→ **What you should do**: Using the records that follow, reproduce exactly the lines starting at the line containing "Write a web" and ending at the line containing "Arial, Helvetica, sans-serif';". Include both end lines and no pictures.

(Rows from a dataset of charts and code)
━━━━━━━━━━━━━━━━

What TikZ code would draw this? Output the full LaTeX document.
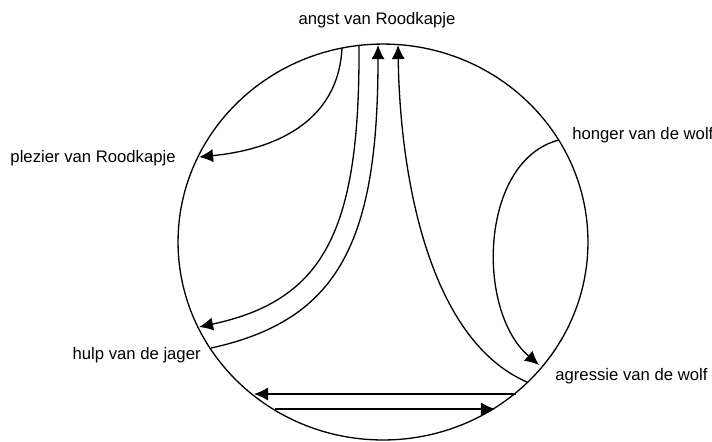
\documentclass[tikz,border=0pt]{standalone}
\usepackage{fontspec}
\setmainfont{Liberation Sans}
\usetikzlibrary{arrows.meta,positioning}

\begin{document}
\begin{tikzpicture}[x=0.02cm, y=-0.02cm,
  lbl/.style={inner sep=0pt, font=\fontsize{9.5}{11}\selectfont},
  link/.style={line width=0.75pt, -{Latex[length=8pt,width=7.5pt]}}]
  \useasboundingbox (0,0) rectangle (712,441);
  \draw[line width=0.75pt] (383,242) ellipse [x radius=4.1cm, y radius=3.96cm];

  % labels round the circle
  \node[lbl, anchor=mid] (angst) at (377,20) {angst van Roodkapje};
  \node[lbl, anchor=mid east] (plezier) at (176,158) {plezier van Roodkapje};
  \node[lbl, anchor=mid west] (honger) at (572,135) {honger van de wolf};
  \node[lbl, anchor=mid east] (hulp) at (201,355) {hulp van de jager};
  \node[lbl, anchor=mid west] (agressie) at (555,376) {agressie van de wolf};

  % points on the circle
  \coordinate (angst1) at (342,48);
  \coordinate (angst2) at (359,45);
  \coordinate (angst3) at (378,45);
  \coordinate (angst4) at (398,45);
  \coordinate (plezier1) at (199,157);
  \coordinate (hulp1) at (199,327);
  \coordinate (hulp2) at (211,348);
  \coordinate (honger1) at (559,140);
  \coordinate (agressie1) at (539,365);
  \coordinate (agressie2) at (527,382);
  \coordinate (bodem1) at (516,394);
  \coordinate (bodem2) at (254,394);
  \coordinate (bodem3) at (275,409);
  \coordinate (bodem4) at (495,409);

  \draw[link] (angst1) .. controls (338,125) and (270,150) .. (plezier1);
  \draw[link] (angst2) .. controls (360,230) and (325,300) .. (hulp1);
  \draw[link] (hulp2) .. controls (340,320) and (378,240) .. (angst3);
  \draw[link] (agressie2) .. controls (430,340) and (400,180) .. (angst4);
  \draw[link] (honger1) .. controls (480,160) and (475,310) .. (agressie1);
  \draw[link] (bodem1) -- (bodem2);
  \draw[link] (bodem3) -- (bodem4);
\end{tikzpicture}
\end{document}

━━━━━━━━━━━━━━━━

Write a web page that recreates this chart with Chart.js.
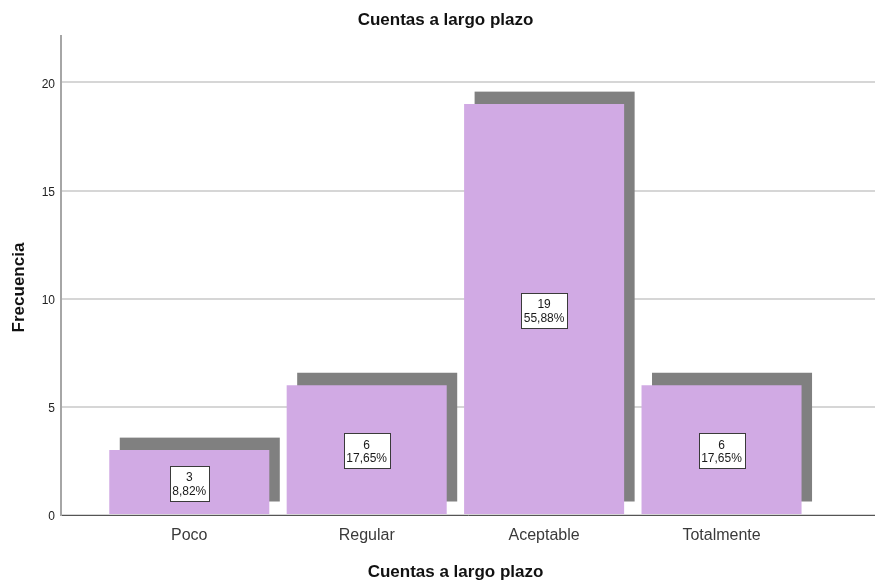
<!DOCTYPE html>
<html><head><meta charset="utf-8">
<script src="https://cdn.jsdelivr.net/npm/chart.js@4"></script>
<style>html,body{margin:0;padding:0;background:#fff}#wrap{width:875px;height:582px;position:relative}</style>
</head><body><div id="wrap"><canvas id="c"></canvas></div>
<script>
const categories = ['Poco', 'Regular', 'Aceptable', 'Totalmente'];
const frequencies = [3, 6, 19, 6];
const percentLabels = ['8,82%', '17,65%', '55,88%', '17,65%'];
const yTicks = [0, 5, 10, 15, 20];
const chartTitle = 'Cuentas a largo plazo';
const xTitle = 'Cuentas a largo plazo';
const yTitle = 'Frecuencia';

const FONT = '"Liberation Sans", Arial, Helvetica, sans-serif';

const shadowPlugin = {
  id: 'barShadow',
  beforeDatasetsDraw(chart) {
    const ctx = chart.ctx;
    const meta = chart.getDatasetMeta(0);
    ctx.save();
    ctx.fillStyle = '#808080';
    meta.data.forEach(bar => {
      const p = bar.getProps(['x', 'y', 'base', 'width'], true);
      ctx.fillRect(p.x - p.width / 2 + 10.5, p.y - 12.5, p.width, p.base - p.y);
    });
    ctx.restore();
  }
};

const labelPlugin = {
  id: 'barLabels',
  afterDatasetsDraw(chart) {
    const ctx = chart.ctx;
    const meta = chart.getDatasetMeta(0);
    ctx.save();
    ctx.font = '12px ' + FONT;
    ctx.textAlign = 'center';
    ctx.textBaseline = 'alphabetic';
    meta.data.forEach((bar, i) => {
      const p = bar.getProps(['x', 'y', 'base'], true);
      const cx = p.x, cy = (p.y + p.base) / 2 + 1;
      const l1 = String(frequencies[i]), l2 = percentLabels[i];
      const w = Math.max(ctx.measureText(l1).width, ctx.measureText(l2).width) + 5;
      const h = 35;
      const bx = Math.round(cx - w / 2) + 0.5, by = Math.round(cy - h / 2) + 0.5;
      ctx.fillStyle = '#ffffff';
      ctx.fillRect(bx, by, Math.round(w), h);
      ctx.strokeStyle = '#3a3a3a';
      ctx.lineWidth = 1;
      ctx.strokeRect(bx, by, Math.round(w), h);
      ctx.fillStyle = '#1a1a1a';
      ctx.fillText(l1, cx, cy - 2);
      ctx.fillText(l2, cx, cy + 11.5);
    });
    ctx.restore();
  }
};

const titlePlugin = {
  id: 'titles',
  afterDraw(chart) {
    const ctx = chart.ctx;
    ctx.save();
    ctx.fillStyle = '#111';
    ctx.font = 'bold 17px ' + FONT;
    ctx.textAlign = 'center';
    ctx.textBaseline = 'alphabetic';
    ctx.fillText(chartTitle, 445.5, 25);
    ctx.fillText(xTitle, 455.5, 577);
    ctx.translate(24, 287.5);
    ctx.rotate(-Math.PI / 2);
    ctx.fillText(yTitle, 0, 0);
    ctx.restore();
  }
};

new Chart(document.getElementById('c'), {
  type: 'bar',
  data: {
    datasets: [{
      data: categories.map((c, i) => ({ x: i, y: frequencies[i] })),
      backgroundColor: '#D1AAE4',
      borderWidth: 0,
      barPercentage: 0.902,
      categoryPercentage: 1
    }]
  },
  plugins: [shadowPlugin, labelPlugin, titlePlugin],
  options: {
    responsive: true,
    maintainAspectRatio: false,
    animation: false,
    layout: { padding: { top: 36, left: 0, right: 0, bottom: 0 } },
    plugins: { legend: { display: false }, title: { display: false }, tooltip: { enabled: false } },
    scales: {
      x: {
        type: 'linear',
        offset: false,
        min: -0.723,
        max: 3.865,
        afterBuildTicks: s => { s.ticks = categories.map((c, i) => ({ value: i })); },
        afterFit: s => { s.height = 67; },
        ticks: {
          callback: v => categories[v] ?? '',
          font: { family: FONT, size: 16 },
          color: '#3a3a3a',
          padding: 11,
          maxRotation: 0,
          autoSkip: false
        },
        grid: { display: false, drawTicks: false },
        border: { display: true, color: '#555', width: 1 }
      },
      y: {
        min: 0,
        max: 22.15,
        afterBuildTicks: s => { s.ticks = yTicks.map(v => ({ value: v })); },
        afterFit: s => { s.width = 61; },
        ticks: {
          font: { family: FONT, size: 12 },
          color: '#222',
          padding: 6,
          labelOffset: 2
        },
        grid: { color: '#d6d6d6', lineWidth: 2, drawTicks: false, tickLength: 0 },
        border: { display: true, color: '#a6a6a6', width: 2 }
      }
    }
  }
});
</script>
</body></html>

━━━━━━━━━━━━━━━━

→ **Correct response**:
Write a web page that recreates this chart with Chart.js.
<!DOCTYPE html>
<html><head><meta charset="utf-8">
<script src="https://cdn.jsdelivr.net/npm/chart.js@4"></script>
<style>html,body{margin:0;padding:0;background:#fff}#wrap{width:875px;height:582px;position:relative}</style>
</head><body><div id="wrap"><canvas id="c"></canvas></div>
<script>
const categories = ['Poco', 'Regular', 'Aceptable', 'Totalmente'];
const frequencies = [3, 6, 19, 6];
const percentLabels = ['8,82%', '17,65%', '55,88%', '17,65%'];
const yTicks = [0, 5, 10, 15, 20];
const chartTitle = 'Cuentas a largo plazo';
const xTitle = 'Cuentas a largo plazo';
const yTitle = 'Frecuencia';

const FONT = '"Liberation Sans", Arial, Helvetica, sans-serif';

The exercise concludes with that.